Both of your outlets report aggressively on those topics. Several of Novaya Gazeta’s reporters have been killed for their work. How does your newsroom cope with that level of danger?
Muratov: After enough time on this job, some dangers fade like sirens in the background. It’s like we’re used to living with a certain level of radiation in the air. We push it to the side. It becomes a part of life. But these unpleasant incidents do happen. We’ve had Russian neo-Nazis send us pig heads pierced with enormous daggers, accompanied by notes that say, ‘This will happen to each of you, from the janitor to the editor in chief.’ We’ve had powder arrive in the mail, forcing our staff to work in hazmat suits while specialists come to disinfect the newsroom. We’ve had a bicycle roll up at night with some sophisticated contraption that sprayed the entrance to our newsroom with some kind of poison. All five floors of our building had to be evacuated after that one. Sometimes funny things happen. Once we got 10 or 12 live rams in giant cages delivered to our newsroom. This was meant as an insult. What did we do? We took the rams and found a local farmer to take care of them. Now these rams are out grazing somewhere, enjoying their lives. So yes, all these things happen. That’s life.
What do you see as the future of journalism?
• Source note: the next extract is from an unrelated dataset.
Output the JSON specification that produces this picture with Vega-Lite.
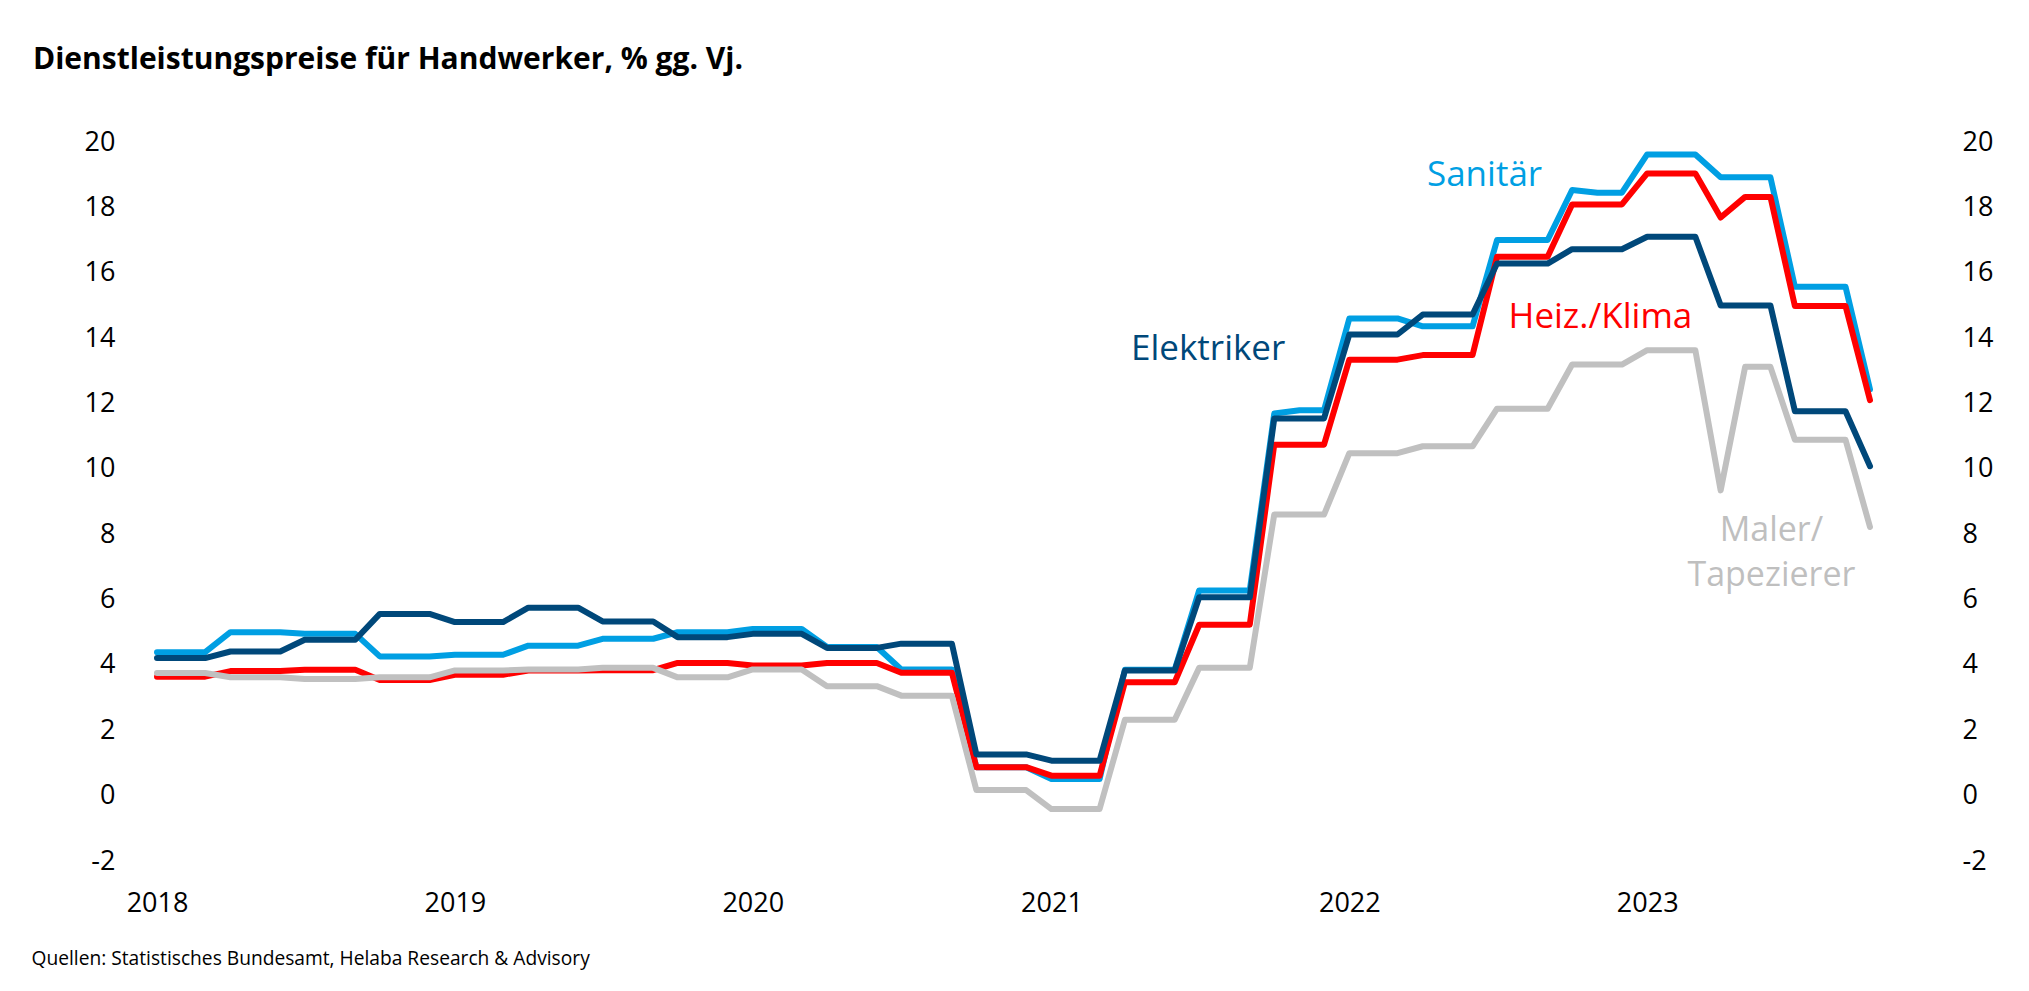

Muratov: The Washington Post once had a source called Deep Throat, who exposed the Watergate scandal. That era is gone. There are no more [government] insiders. They are too afraid of the state, the security services. Now we have journalists who know computer programming, who write code, who can extract what we need from Big Data. Huge collectives of journalists can do that work from anywhere. When we investigate corruption, we can snake our way through their networks all the way to the beneficiary of a specific offshore account. That’s a very important thing, even if that costs us some element of personal fame and glory.
Sindeeva: We’ll get by without that.
Muratov: Right. We’ll get by. And it’ll help us focus on our sense of mission, on the good we can do for society. There’s personal satisfaction in that. That is the future. I just hope in the future our journalists will die of old age.